Tuesday, September 6, 2005

Code Advice #2: No Vanity Tokens

WARNING: This blog entry was imported from my old blog on blogs.sun.com (which used different blogging software), so formatting and links may not be correct.

(See intro for a background and caveats on these coding advice blog entries.)

Some programmers like to tag their code modifications with their
own initials:

//!FB Shouldn't we compare with MIME type?

I've been told the format shown here, using the explamation
point in front of the initials, is/was the preferred format
at Borland. They even had a tool to go and strip these
types of comments out before releasing source code to customers.

Having people "sign" their comments doesn't contribute to
make the comment more readable. Real projects should be using
some kind of version control system, and information about
which line was written by whom (as well as when)
belongs in the version control system, not inline in the source.
The comment should be able to stand on its own feet.

There are some standard tokens that should be used.
TODO, FIXME, and XXX are
standard tokens used to mark code that needs to be revisited.
They are "standard" in the sense that many editors and IDEs automatically
highlight and search for these tokens.

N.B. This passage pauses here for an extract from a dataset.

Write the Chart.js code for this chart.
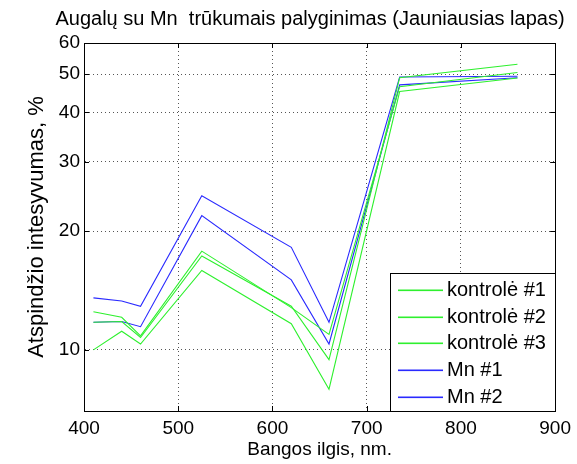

In fact, they are even
documented in section 10.5.4
of the standard Java code style document:

Use XXX in a comment to flag something that is bogus but works.
Use FIXME to flag something that is bogus and broken.

They left out TODO, which should be used where something hasn't
been implemented in the first place.

By the way, @todo is a reserved javadoc tag and
means the same as TODO in comments. (Speaking of javadoc tags,
@author is obviously okay and does not fall under the no-vanity-tokens

In addition to these, I use some additional tokens to mark code
for other purposes:

  • JDK15 is a token I attach next to code or comments
    which should be revisited when we drop JDK 1.4 support and can
    start using JDK 5.0 APIs. For example, I have code in the designer
    which tracks the current mouse position (such that pressing Ctrl-V
    to paste a component from the clipboard places it under the mouse
    position). In JDK 5.0 there is a new API which lets me look up
    the mouse pointer position directly (yay!! Thanks!) so I can rip
    out the old-style code.

  • NOI18N is a code marker which indicates that any String
    literals on the same code line are deliberately not internationalized.
    This is used for Strings which not be localized, such as the name
    of a Java class used in Reflection-related code for example.

I'm sure there are other useful tokens too. What makes these different
from "author signatures" in comments is that they are added specifically
to facilitate locating this code fragment in the future (when looking
for JDK 5.0 migration possibilities for example) or for processing
by tools (such as the String localization checker).

Including bug ids in comments falls in roughly the same category.
Code segments full of bug database numbers are hard to read. It's much better
if the various corner cases that were exposed by bugs are explained
inline in the code. This is less of an absolute however in cases
where there truly is a lot of value for a developer to be able to
look up associated bug reports and history.
And of course, code which was added as a specific workaround for
a bug elsewhere (such as a OS or JDK bug) should have the associated
bug id included, such that future developers can look up the status of
the bug and easily determine if the code is still necessary.